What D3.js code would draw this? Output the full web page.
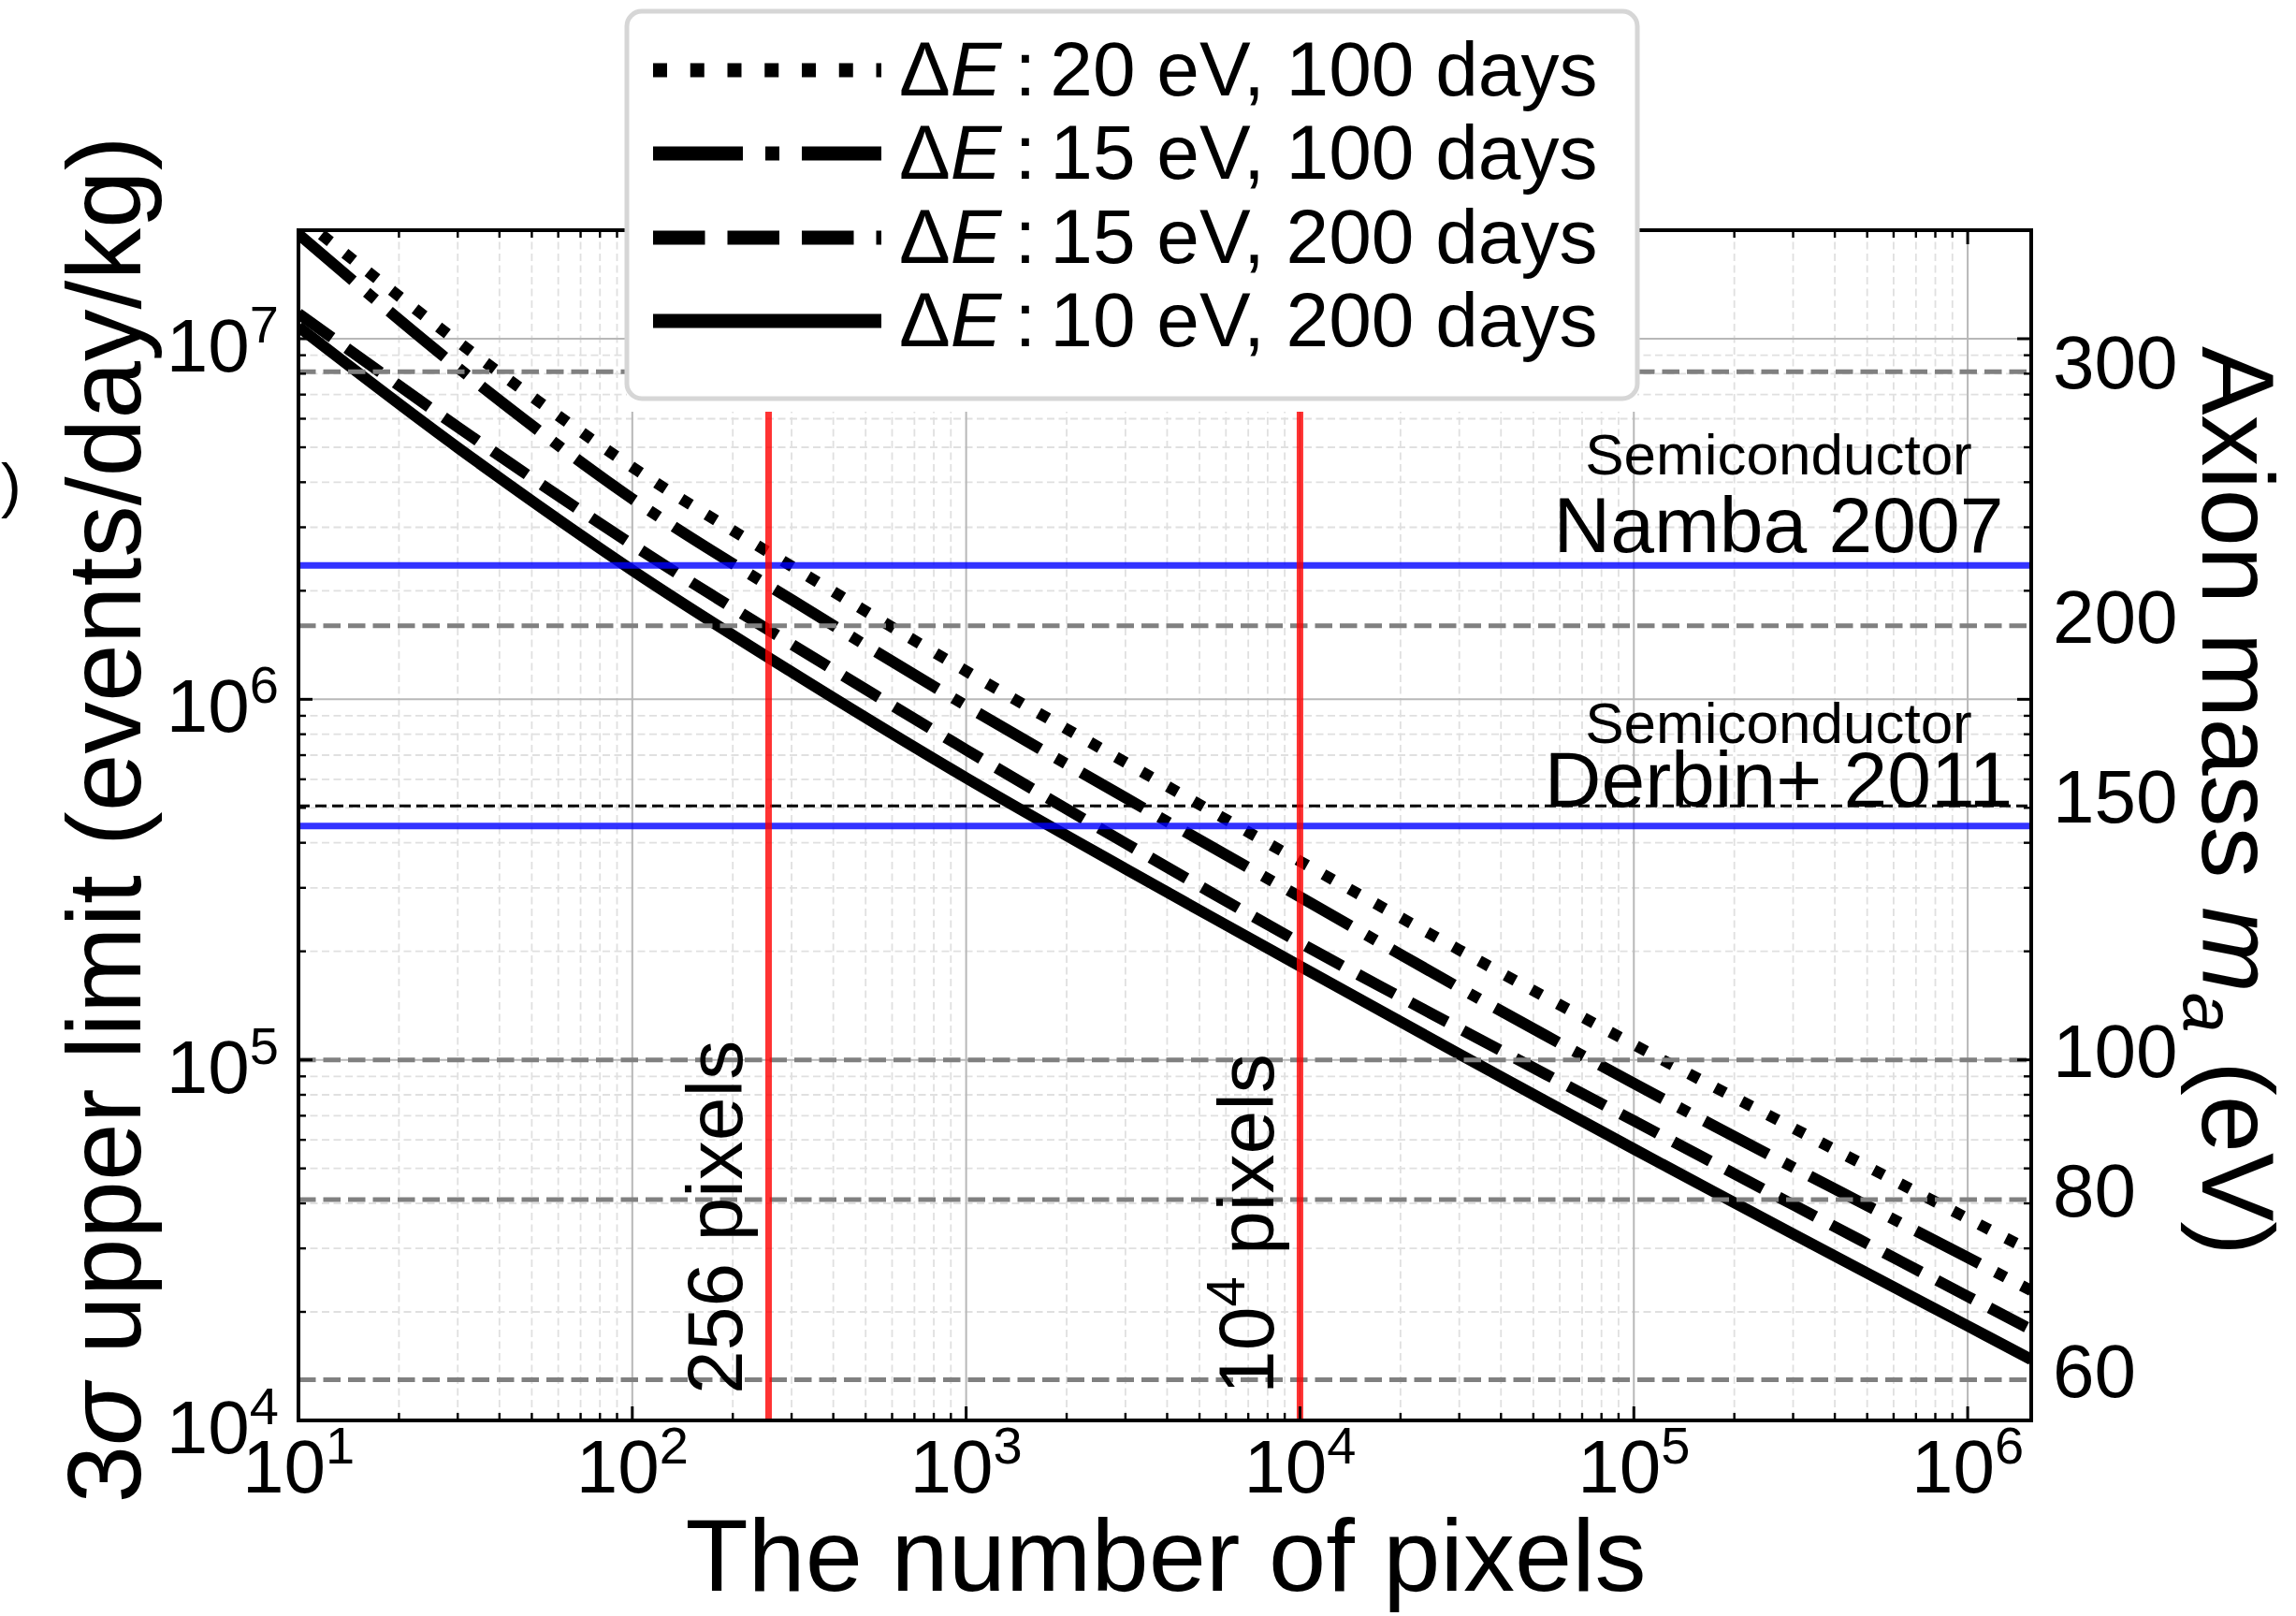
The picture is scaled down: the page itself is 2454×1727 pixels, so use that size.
<!DOCTYPE html>
<html>
<head>
<meta charset="utf-8">
<script src="https://cdn.jsdelivr.net/npm/d3@7"></script>
<style>
  body { margin: 0; background: #ffffff; }
  text { font-family: "Liberation Sans", Arial, Helvetica, sans-serif; fill: #000; }
</style>
</head>
<body>
<svg id="chart" width="2454" height="1727"></svg>
<script>
// ---- data -------------------------------------------------------------
// number of pixels at which each sensitivity curve is sampled
const pixelCounts = [10, 30, 100, 300, 1e3, 3e3, 1e4, 3e4, 1e5, 3e5, 1e6, 1.55e6];

// 3-sigma upper limit (events/day/kg) for each detector configuration
const limit20eV100d = [2.188e7, 9.817e6, 4.406e6, 2.339e6, 1.197e6, 6.683e5, 3.556e5, 2.018e5, 1.102e5, 6.471e4, 3.631e4, 2.951e4];
const limit15eV100d = [1.950e7, 8.318e6, 3.597e6, 1.888e6, 9.594e5, 5.333e5, 2.831e5, 1.585e5, 8.610e4, 5.035e4, 2.831e4, 2.291e4];
const limit15eV200d = [1.175e7, 5.689e6, 2.685e6, 1.422e6, 7.244e5, 3.990e5, 2.113e5, 1.222e5, 6.776e4, 3.963e4, 2.208e4, 1.786e4];
const limit10eV200d = [1.079e7, 4.989e6, 2.280e6, 1.191e6, 6.053e5, 3.388e5, 1.820e5, 1.038e5, 5.662e4, 3.289e4, 1.828e4, 1.476e4];

const seriesLabels = ["20 eV, 100 days", "15 eV, 100 days", "15 eV, 200 days", "10 eV, 200 days"];
const seriesStyles = ["dotted", "dashdot", "dashed", "solid"];

// axion-mass reference levels (eV) shown on the right-hand axis
const massTicks = [60, 80, 100, 150, 200, 300];
const massGuideGray = [60, 80, 100, 200, 300];
const massGuideBlack = [150];

// published semiconductor limits (events/day/kg)
const limitNames = ["Namba 2007", "Derbin+ 2011"];
const limitRates = [2.35e6, 4.45e5];

// marked detector sizes (pixels)
const markedPixels = [256, 1e4];

// tick labels (powers of ten)
const xTickExponents = ["1", "2", "3", "4", "5", "6"];
const yTickExponents = ["4", "5", "6", "7"];

// ---- layout -----------------------------------------------------------
const L = 319, R = 2171, T = 246, B = 1518;
const svg = d3.select("#chart");
svg.append("rect").attr("width", 2454).attr("height", 1727).attr("fill", "#fff");

const x = d3.scaleLog().domain([10, 1.55e6]).range([L, R]);
const y = d3.scaleLog().domain([1e4, 2e7]).range([B, T]);
// rate corresponding to an axion mass: rate = 1e5 * (m / 100 eV)^4
const massToRate = m => 1e5 * Math.pow(m / 100, 4);

const xMajor = xTickExponents.map(e => Math.pow(10, +e));
const yMajor = yTickExponents.map(e => Math.pow(10, +e));
const isPow10 = v => Math.abs(Math.log10(v) - Math.round(Math.log10(v))) < 1e-9;
const xMinor = x.ticks().filter(v => !isPow10(v) && v <= 1.55e6);
const yMinor = y.ticks().filter(v => !isPow10(v) && v <= 2e7);

svg.append("defs").append("clipPath").attr("id", "plotClip")
  .append("rect").attr("x", L).attr("y", T).attr("width", R - L).attr("height", B - T);

// ---- grid -------------------------------------------------------------
const grid = svg.append("g");
grid.selectAll(".gxm").data(xMinor).join("line")
  .attr("x1", d => x(d)).attr("x2", d => x(d)).attr("y1", T).attr("y2", B)
  .attr("stroke", "#e0e0e0").attr("stroke-width", 1.8).attr("stroke-dasharray", "8,4.5");
grid.selectAll(".gym").data(yMinor).join("line")
  .attr("y1", d => y(d)).attr("y2", d => y(d)).attr("x1", L).attr("x2", R)
  .attr("stroke", "#e0e0e0").attr("stroke-width", 1.8).attr("stroke-dasharray", "8,4.5");
grid.selectAll(".gxM").data(xMajor).join("line")
  .attr("x1", d => x(d)).attr("x2", d => x(d)).attr("y1", T).attr("y2", B)
  .attr("stroke", "#b8b8b8").attr("stroke-width", 2);
grid.selectAll(".gyM").data(yMajor).join("line")
  .attr("y1", d => y(d)).attr("y2", d => y(d)).attr("x1", L).attr("x2", R)
  .attr("stroke", "#b8b8b8").attr("stroke-width", 2);

// ---- curves -----------------------------------------------------------
const dashFor = (style, lw) => ({
  dotted: `${lw},${1.65 * lw}`,
  dashdot: `${6.4 * lw},${1.6 * lw},${lw},${1.6 * lw}`,
  dashed: `${3.7 * lw},${1.6 * lw}`,
  solid: null
})[style];

const allSeries = [limit20eV100d, limit15eV100d, limit15eV200d, limit10eV200d];
const line = d3.line().x(d => x(d[0])).y(d => y(d[1])).curve(d3.curveCatmullRom.alpha(0.5));
const curves = svg.append("g").attr("clip-path", "url(#plotClip)");
allSeries.forEach((vals, i) => {
  curves.append("path")
    .datum(pixelCounts.map((n, j) => [n, vals[j]]))
    .attr("d", line)
    .attr("fill", "none").attr("stroke", "#000").attr("stroke-width", 12)
    .attr("stroke-dasharray", dashFor(seriesStyles[i], 12));
});

// ---- reference lines --------------------------------------------------
const refs = svg.append("g").attr("clip-path", "url(#plotClip)");
refs.selectAll(".mg").data(massGuideGray).join("line")
  .attr("x1", L).attr("x2", R)
  .attr("y1", d => y(massToRate(d))).attr("y2", d => y(massToRate(d)))
  .attr("stroke", "#808080").attr("stroke-width", 5).attr("stroke-dasharray", "18.5,8");
refs.selectAll(".mb").data(massGuideBlack).join("line")
  .attr("x1", L).attr("x2", R)
  .attr("y1", d => y(massToRate(d))).attr("y2", d => y(massToRate(d)))
  .attr("stroke", "#000").attr("stroke-width", 3.2).attr("stroke-dasharray", "12,6");
refs.selectAll(".lim").data(limitRates).join("line")
  .attr("x1", L).attr("x2", R)
  .attr("y1", d => y(d)).attr("y2", d => y(d))
  .attr("stroke", "#0000ff").attr("stroke-opacity", 0.8).attr("stroke-width", 7);
refs.selectAll(".px").data(markedPixels).join("line")
  .attr("x1", d => x(d)).attr("x2", d => x(d)).attr("y1", T).attr("y2", B)
  .attr("stroke", "#ff0000").attr("stroke-opacity", 0.8).attr("stroke-width", 7);

// ---- annotations ------------------------------------------------------
const annX = 1901;
const annOffsets = [[-14, -97], [-21, -89]];
limitNames.forEach((name, i) => {
  const ly = y(limitRates[i]);
  svg.append("text").attr("x", annX).attr("y", ly + annOffsets[i][1])
    .attr("text-anchor", "middle").attr("font-size", 62).text("Semiconductor");
  svg.append("text").attr("x", annX).attr("y", ly + annOffsets[i][0])
    .attr("text-anchor", "middle").attr("font-size", 84).text(name);
});

// labels beside the marked pixel counts
markedPixels.forEach(n => {
  const t = svg.append("text")
    .attr("transform", `translate(${x(n) - 28},1490) rotate(-90)`)
    .attr("font-size", 84);
  if (n === 256) {
    t.text("256 pixels");
  } else {
    t.append("tspan").text("10");
    t.append("tspan").attr("font-size", 58).attr("dy", -31).text(String(Math.log10(n)));
    t.append("tspan").attr("dy", 31).text(" pixels");
  }
});

// ---- spines and ticks -------------------------------------------------
const axes = svg.append("g").attr("stroke", "#000");
const tickMaj = 15, tickMin = 8;
xMajor.forEach(v => {
  axes.append("line").attr("x1", x(v)).attr("x2", x(v)).attr("y1", B).attr("y2", B - tickMaj).attr("stroke-width", 3);
  axes.append("line").attr("x1", x(v)).attr("x2", x(v)).attr("y1", T).attr("y2", T + tickMaj).attr("stroke-width", 3);
});
xMinor.forEach(v => {
  axes.append("line").attr("x1", x(v)).attr("x2", x(v)).attr("y1", B).attr("y2", B - tickMin).attr("stroke-width", 2.4);
  axes.append("line").attr("x1", x(v)).attr("x2", x(v)).attr("y1", T).attr("y2", T + tickMin).attr("stroke-width", 2.4);
});
yMajor.forEach(v => {
  axes.append("line").attr("y1", y(v)).attr("y2", y(v)).attr("x1", L).attr("x2", L + tickMaj).attr("stroke-width", 3);
  axes.append("line").attr("y1", y(v)).attr("y2", y(v)).attr("x1", R).attr("x2", R - tickMaj).attr("stroke-width", 3);
});
yMinor.forEach(v => {
  axes.append("line").attr("y1", y(v)).attr("y2", y(v)).attr("x1", L).attr("x2", L + tickMin).attr("stroke-width", 2.4);
  axes.append("line").attr("y1", y(v)).attr("y2", y(v)).attr("x1", R).attr("x2", R - tickMin).attr("stroke-width", 2.4);
});
axes.append("rect").attr("x", L).attr("y", T).attr("width", R - L).attr("height", B - T)
  .attr("fill", "none").attr("stroke-width", 4);

// ---- tick labels ------------------------------------------------------
xTickExponents.forEach((e, i) => {
  const t = svg.append("text").attr("x", x(xMajor[i])).attr("y", 1595)
    .attr("text-anchor", "middle").attr("font-size", 80);
  t.append("tspan").text("10");
  t.append("tspan").attr("font-size", 56).attr("dy", -31).text(e);
});
yTickExponents.forEach((e, i) => {
  const t = svg.append("text").attr("x", 298).attr("y", y(yMajor[i]) + 35)
    .attr("text-anchor", "end").attr("font-size", 80);
  t.append("tspan").text("10");
  t.append("tspan").attr("font-size", 56).attr("dy", -31).text(e);
});
massTicks.forEach(m => {
  svg.append("text").attr("x", 2194).attr("y", y(massToRate(m)) + 18)
    .attr("font-size", 80).text(String(m));
});

// ---- axis titles ------------------------------------------------------
svg.append("text").attr("x", 1246).attr("y", 1700)
  .attr("text-anchor", "middle").attr("font-size", 110).text("The number of pixels");

const yl = svg.append("text")
  .attr("transform", `translate(150,876) rotate(-90)`)
  .attr("text-anchor", "middle").attr("font-size", 111);
yl.append("tspan").text("3");
yl.append("tspan").attr("font-style", "italic").text("σ");
yl.append("tspan").text(" upper limit (events/day/kg)");

const yr = svg.append("text")
  .attr("transform", `translate(2354,856) rotate(90)`)
  .attr("text-anchor", "middle").attr("font-size", 110);
yr.append("tspan").text("Axion mass ");
yr.append("tspan").attr("font-style", "italic").text("m");
yr.append("tspan").attr("font-style", "italic").attr("font-size", 77).attr("dy", 20).text("a");
yr.append("tspan").attr("dy", -20).text(" (eV)");

// fragment of an outer label at the left margin
svg.append("text").attr("x", 1).attr("y", 541).attr("font-size", 65).text(")");

// ---- legend -----------------------------------------------------------
const lg = svg.append("g");
lg.append("rect").attr("x", 670).attr("y", 12).attr("width", 1080).attr("height", 428)
  .attr("fill", "#fff");
lg.append("rect").attr("x", 670).attr("y", 12).attr("width", 1080).attr("height", 414)
  .attr("rx", 16).attr("fill", "#fff").attr("stroke", "#d6d6d6").attr("stroke-width", 5);
const rowY = [75, 164, 254, 343];
seriesLabels.forEach((lab, i) => {
  lg.append("line").attr("x1", 698).attr("x2", 942).attr("y1", rowY[i]).attr("y2", rowY[i])
    .attr("stroke", "#000").attr("stroke-width", 15)
    .attr("stroke-dasharray", dashFor(seriesStyles[i], 15));
  const t = lg.append("text").attr("x", 961).attr("y", rowY[i] + 27).attr("font-size", 82);
  t.append("tspan").text("Δ");
  t.append("tspan").attr("font-style", "italic").text("E");
  t.append("tspan").attr("dx", 14).text(":");
  t.append("tspan").attr("dx", 15).text(lab);
});
</script>
</body>
</html>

○ ○ ○

:: The request ::
Restate each line from the start of the listing through the line bearing "3e5, 1e6, 1.55e6];" word for word. Drop the pictures.

:: Exercise answer ::
What D3.js code would draw this? Output the full web page.
The picture is scaled down: the page itself is 2454×1727 pixels, so use that size.
<!DOCTYPE html>
<html>
<head>
<meta charset="utf-8">
<script src="https://cdn.jsdelivr.net/npm/d3@7"></script>
<style>
  body { margin: 0; background: #ffffff; }
  text { font-family: "Liberation Sans", Arial, Helvetica, sans-serif; fill: #000; }
</style>
</head>
<body>
<svg id="chart" width="2454" height="1727"></svg>
<script>
// ---- data -------------------------------------------------------------
// number of pixels at which each sensitivity curve is sampled
const pixelCounts = [10, 30, 100, 300, 1e3, 3e3, 1e4, 3e4, 1e5, 3e5, 1e6, 1.55e6];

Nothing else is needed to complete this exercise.